** begin RECORD LIST **

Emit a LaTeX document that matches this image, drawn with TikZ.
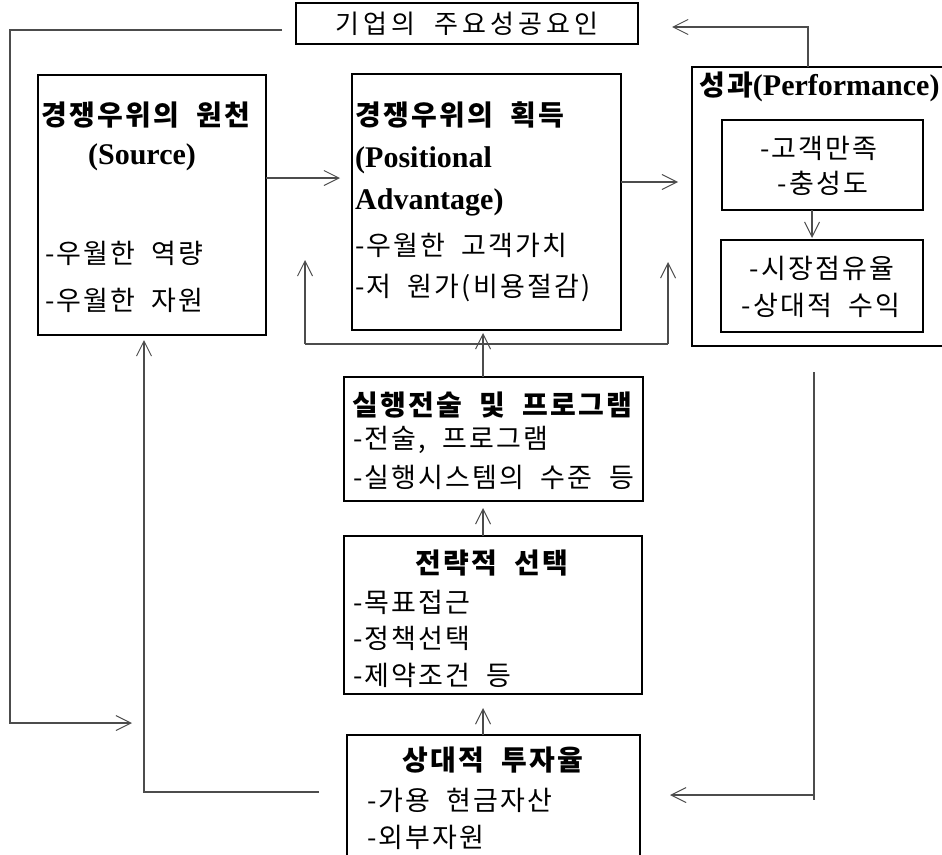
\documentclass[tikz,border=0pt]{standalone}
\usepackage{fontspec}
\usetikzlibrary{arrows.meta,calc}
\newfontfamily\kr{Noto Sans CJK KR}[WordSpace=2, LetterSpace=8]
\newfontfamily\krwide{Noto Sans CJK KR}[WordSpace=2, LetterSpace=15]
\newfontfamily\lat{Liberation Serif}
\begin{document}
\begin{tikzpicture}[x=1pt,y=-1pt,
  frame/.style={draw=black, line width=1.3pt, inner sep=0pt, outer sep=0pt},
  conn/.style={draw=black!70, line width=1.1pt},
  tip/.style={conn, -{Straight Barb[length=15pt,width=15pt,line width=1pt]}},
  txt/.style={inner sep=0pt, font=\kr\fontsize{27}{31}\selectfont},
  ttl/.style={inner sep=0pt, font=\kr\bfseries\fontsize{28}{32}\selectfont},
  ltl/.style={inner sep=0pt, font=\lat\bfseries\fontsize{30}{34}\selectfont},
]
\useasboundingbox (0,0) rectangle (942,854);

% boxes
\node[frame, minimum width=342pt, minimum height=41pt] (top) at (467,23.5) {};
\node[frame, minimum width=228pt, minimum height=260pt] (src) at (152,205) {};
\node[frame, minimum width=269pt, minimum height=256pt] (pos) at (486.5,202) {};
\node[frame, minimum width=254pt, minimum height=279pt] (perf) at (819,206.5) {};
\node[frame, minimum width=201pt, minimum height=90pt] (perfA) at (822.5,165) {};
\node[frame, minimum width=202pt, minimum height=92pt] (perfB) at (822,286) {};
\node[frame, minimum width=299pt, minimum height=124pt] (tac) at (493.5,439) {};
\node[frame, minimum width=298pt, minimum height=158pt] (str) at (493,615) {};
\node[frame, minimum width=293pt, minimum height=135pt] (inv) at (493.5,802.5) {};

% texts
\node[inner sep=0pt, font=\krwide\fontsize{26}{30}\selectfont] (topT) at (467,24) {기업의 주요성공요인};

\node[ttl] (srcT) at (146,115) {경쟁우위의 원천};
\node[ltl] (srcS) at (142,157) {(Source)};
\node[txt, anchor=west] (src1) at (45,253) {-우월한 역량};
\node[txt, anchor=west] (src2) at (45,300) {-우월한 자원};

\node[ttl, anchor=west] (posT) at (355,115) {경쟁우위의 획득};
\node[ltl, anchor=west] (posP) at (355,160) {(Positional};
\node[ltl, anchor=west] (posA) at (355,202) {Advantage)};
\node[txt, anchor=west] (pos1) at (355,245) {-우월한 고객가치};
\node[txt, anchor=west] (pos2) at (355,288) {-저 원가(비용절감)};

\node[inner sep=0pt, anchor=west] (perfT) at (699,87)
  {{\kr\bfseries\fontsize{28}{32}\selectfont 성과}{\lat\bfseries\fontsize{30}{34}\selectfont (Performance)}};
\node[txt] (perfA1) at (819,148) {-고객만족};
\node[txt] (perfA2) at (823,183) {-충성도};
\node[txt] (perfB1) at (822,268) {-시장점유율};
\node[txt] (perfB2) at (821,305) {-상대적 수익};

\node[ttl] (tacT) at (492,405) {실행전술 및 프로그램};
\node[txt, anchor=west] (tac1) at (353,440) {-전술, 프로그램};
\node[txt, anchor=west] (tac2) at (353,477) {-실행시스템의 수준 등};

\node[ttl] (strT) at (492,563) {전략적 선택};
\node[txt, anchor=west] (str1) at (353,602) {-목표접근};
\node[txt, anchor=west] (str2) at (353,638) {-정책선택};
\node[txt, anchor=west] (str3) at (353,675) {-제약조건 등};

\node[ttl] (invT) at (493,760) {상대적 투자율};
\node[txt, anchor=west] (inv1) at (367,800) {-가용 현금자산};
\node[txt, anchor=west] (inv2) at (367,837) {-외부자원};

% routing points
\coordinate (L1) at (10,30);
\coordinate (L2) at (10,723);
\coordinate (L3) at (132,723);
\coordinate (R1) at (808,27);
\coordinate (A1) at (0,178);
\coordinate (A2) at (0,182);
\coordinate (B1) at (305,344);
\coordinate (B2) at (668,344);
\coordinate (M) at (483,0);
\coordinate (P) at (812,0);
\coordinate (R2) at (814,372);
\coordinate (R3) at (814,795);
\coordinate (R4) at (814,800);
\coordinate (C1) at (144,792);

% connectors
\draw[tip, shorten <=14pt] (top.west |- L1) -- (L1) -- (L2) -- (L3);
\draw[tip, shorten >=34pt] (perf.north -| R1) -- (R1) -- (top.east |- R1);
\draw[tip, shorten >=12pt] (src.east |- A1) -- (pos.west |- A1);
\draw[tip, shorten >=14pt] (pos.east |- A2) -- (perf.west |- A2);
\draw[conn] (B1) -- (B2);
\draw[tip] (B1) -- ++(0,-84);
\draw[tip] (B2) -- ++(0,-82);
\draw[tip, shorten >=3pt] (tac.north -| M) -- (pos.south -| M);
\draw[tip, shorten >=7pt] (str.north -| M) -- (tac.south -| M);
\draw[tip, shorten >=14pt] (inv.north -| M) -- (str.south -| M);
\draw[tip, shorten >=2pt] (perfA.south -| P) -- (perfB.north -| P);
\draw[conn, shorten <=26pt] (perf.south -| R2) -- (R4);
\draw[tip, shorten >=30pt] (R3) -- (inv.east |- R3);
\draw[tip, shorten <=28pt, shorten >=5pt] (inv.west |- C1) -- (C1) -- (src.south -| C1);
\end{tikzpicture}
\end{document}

** end RECORD LIST **
** begin RECORD LIST **

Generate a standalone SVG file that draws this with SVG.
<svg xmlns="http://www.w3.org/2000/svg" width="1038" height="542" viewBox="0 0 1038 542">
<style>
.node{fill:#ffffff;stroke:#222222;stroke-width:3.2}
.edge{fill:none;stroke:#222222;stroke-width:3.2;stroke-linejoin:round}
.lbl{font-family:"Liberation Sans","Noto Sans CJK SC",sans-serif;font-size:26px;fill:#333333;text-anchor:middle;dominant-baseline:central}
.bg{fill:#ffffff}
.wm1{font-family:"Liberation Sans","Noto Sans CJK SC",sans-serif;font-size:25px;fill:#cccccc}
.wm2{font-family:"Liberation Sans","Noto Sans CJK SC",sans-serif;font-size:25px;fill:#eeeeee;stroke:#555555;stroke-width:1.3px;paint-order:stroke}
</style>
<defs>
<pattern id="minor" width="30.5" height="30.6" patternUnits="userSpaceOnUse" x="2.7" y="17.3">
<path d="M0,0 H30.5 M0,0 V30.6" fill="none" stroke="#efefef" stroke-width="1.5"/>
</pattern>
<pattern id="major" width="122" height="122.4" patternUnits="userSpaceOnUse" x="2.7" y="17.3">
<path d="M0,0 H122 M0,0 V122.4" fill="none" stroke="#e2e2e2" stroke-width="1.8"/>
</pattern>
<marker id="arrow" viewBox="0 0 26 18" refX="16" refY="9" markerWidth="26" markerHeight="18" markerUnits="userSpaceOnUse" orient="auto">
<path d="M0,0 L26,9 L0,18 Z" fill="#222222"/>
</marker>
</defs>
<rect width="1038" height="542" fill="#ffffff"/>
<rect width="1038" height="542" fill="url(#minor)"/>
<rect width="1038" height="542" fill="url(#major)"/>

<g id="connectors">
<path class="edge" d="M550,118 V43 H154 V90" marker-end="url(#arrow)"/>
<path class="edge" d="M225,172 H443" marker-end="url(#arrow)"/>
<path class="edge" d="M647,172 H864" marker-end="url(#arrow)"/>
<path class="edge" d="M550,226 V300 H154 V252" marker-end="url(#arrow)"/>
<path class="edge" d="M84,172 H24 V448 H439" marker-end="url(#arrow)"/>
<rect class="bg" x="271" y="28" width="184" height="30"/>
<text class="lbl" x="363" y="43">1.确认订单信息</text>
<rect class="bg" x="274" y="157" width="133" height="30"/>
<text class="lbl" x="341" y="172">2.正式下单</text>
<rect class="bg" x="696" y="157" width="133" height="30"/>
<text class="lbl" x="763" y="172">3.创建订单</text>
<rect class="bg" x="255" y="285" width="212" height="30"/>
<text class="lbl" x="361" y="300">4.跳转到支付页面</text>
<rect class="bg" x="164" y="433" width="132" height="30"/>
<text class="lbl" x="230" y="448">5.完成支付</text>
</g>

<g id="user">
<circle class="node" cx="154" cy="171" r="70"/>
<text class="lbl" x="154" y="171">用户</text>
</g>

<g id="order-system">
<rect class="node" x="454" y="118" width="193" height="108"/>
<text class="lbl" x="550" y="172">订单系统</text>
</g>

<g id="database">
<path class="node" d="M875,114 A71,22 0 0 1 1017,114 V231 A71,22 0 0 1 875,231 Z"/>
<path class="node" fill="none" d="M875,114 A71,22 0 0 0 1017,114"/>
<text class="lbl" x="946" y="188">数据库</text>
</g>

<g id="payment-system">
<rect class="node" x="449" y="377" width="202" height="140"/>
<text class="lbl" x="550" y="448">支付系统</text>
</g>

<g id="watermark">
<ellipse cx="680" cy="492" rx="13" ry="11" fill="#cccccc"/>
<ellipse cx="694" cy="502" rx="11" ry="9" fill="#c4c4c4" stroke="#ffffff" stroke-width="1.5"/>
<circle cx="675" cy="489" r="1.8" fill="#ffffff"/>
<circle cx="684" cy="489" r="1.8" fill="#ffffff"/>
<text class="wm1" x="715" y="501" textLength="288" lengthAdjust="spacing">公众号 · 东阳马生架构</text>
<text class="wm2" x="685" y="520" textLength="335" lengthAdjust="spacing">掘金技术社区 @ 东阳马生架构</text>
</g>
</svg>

** end RECORD LIST **

[EXERCISE PROMPT]: The first line to copy holds "Emit a LaTeX", and the last holds "(topT) at (467,24)". Copy them and the lines between exactly, leaving out pictures.

[EXERCISE ANSWER]:
Emit a LaTeX document that matches this image, drawn with TikZ.
\documentclass[tikz,border=0pt]{standalone}
\usepackage{fontspec}
\usetikzlibrary{arrows.meta,calc}
\newfontfamily\kr{Noto Sans CJK KR}[WordSpace=2, LetterSpace=8]
\newfontfamily\krwide{Noto Sans CJK KR}[WordSpace=2, LetterSpace=15]
\newfontfamily\lat{Liberation Serif}
\begin{document}
\begin{tikzpicture}[x=1pt,y=-1pt,
  frame/.style={draw=black, line width=1.3pt, inner sep=0pt, outer sep=0pt},
  conn/.style={draw=black!70, line width=1.1pt},
  tip/.style={conn, -{Straight Barb[length=15pt,width=15pt,line width=1pt]}},
  txt/.style={inner sep=0pt, font=\kr\fontsize{27}{31}\selectfont},
  ttl/.style={inner sep=0pt, font=\kr\bfseries\fontsize{28}{32}\selectfont},
  ltl/.style={inner sep=0pt, font=\lat\bfseries\fontsize{30}{34}\selectfont},
]
\useasboundingbox (0,0) rectangle (942,854);

% boxes
\node[frame, minimum width=342pt, minimum height=41pt] (top) at (467,23.5) {};
\node[frame, minimum width=228pt, minimum height=260pt] (src) at (152,205) {};
\node[frame, minimum width=269pt, minimum height=256pt] (pos) at (486.5,202) {};
\node[frame, minimum width=254pt, minimum height=279pt] (perf) at (819,206.5) {};
\node[frame, minimum width=201pt, minimum height=90pt] (perfA) at (822.5,165) {};
\node[frame, minimum width=202pt, minimum height=92pt] (perfB) at (822,286) {};
\node[frame, minimum width=299pt, minimum height=124pt] (tac) at (493.5,439) {};
\node[frame, minimum width=298pt, minimum height=158pt] (str) at (493,615) {};
\node[frame, minimum width=293pt, minimum height=135pt] (inv) at (493.5,802.5) {};

% texts
\node[inner sep=0pt, font=\krwide\fontsize{26}{30}\selectfont] (topT) at (467,24) {기업의 주요성공요인};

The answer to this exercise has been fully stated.